Die Grünen im Wahlkampf – leider immer noch mit wenig ambitionierter Verkehrspolitik

Der Wahlkampf fürs Abgeordnetenhaus 2016 hat begonnen. Und wie es aussieht, wollen die Grünen mit einer ambitionierteren Verkehrspolitik punkten. Stefan Gelbhaar, Stellvertretender Fraktionsvorsitzender der Grünen und Sprecher für Verkehrspolitik, war gestern Gast bei TV Berlin in der Sendung Brinkmann & Asmuth.

Eine knappe halbe Stunde ging es um Radverkehr in Berlin. Stefan Gelbhaar war sehr lieb, stellte u.a. den Plan der Grünen, zwei (!) Straßen – eine West-Ost-, eine Nord-Süd-Achse – für den (Schnell-)Radverkehr auszubauen, vor, dafür sollen dann Querparkplätze in Schrägstellung gebracht werden, nicht etwa wegfallen, denn den Autofahrern darf ja nichts weggenommen werden.

Liebe Leute bei den Grünen: Wann kapiert ihr, dass ihr den Radverkehr nur voranbringen werdet, wenn ihr für Radverkehr, d. h. gegen motorisierten Individualverkehr seid, egal ob stehend oder fahrend? Mit welchem Recht dürfen Autos zwei Drittel des öffentlichen Straßenraums einnehmen, obwohl sie Emissionen und Lärm verursachen, Sicht- und Bewegungshindernisse bilden, für Tausende Unfälle verantwortlich sind, extreme Kosten verursachen für Straßenbau und -erhalt, Gesundheit, Umwelt? Und nur ein Drittel des Verkehrsaufkommens ausmachen?

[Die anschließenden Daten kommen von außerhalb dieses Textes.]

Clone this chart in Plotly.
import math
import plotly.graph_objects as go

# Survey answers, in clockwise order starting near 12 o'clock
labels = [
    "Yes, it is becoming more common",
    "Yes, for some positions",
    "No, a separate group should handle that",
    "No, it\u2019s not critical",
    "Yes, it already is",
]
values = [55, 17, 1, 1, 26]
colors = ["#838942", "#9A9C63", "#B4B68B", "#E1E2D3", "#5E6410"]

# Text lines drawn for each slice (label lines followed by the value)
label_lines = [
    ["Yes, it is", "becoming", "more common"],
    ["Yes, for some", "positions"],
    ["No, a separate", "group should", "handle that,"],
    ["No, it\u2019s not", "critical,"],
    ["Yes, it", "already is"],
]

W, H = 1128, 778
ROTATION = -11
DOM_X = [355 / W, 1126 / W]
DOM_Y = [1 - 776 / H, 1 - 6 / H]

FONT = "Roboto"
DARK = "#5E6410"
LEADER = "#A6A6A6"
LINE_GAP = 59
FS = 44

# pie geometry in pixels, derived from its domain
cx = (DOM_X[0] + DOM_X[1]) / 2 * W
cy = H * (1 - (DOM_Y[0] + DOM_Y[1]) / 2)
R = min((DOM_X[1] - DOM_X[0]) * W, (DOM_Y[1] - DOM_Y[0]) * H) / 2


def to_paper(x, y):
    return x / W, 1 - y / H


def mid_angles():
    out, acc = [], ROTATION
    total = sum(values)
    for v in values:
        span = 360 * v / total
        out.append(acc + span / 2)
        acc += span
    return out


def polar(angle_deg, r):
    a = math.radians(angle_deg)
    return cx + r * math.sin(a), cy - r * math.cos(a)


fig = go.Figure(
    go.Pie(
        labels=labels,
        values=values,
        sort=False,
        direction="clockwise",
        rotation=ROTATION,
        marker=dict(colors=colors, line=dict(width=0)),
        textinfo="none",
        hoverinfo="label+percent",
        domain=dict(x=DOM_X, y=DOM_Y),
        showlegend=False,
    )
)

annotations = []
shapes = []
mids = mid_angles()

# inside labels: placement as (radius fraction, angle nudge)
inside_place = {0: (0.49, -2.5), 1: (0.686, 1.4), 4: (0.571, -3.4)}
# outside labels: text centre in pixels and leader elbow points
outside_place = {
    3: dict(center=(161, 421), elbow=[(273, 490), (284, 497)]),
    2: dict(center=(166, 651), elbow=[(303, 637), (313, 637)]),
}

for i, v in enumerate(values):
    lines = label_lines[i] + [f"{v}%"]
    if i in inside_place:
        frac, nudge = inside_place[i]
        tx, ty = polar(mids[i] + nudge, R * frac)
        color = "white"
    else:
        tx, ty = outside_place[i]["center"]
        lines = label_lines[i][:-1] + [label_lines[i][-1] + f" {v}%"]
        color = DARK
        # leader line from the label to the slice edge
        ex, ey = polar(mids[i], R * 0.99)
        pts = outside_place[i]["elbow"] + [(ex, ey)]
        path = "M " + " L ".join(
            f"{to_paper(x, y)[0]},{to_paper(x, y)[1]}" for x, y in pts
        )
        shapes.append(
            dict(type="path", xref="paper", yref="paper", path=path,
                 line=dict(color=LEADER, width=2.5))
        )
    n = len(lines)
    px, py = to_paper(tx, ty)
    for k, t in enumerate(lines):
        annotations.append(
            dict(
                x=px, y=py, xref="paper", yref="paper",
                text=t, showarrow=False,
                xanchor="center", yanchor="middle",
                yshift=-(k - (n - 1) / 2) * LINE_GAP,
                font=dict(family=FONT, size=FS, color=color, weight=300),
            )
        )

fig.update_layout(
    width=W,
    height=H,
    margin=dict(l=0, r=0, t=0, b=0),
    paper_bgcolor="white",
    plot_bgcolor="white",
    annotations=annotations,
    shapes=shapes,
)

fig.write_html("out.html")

Das verstehen von denen, die Rad fahren, mit dem ÖPNV unterwegs sind oder zu Fuß gehen, immer weniger. Zwei Drittel der Haushalte in Berlin verfügen über keinen eigenen Pkw. Das wären eure Wähler*innen. Eine satte Mehrheit.

Ich würde übrigens den Moderator Gereon Asmuth von der taz wählen. Der hat verstanden, dass Verhältnisse wie in Kopenhagen nur bekommt, wer mit einem Radwegenetz ein Netz und nicht zwei Straßen meint. Und der keine Angst vor Autofahrer*innen hat.

Morgen ist Critical Mass. 20 Uhr, Mariannenplatz. See you on the streets of Berlin.

  1. Man kann BikeBlogBerlin zugute halten, dass er die Sendung nicht gesehen hat, aber ich fand Gelbhaar schon etwas sehr lieb, ganz so, wie everydaycm es in seinem Beitrag beschreibt. Etwa, wenn er im Gespräch mit Brinkmann und Asmuth betont, dass man auf keinen Fall eine Fahrradstraße einrichten dürfe, die von den Radfahren nicht nachgefragt wird. Da braucht sich der Gelbhaar wirklich keine Sorgen zu machen, innerhalb des S-Bahnrings wird definitiv jede eingrichtete Fahrradstraße auch genutzt werden.

    Da ist sie wieder, die tiefe Angst der Grünen, von den Autofahrern nicht geliebt zu werden. Jeder erinnert sich noch, wie Künast als Kandidatin für den Posten der Regierenden eingeknickt ist und von Tempo 30 Abstand genommen hat. Die Grünen versuchen seit Jahren, sich als Elektroautofahrerpartei zu profilieren, sie sind leider nicht wirklich die Partei der Radfahrer.

    Ich teile nicht jede Kritik von everydaycm. Seine Mäkelei an den angeblich nur zwei Straßen, die die Grünen als Beginn des Fahrradstraßennetzes vorschlagen, ist daneben. Es handelt sich um zwei Straßenzüge, die jeweils aus Dutzenden von Straßen bestehen und durch die gesamte Innenstadt führen.

    Auch die Vorschläge, die Gelbhaar für die nächste Legislaturperiode vorschlägt, sind meines Erachtens ganz vernünftig, nämlich:
    1. Fahrradstraßennetz
    2. Radverkehrsbeauftragten
    3. An jede Hauptverkehrsstraße eine Radverkehrsinfrastruktur
    4. Vernünftiges Leihfahrradsystem

    Dennoch, so ganz traue ich den Grünen nicht, auch deshalb, weil ich die „grünen“ Radverkehrsprojekte inzwischen kenne, siehe zum Beispiel der Umbau des Kottbusser Tors.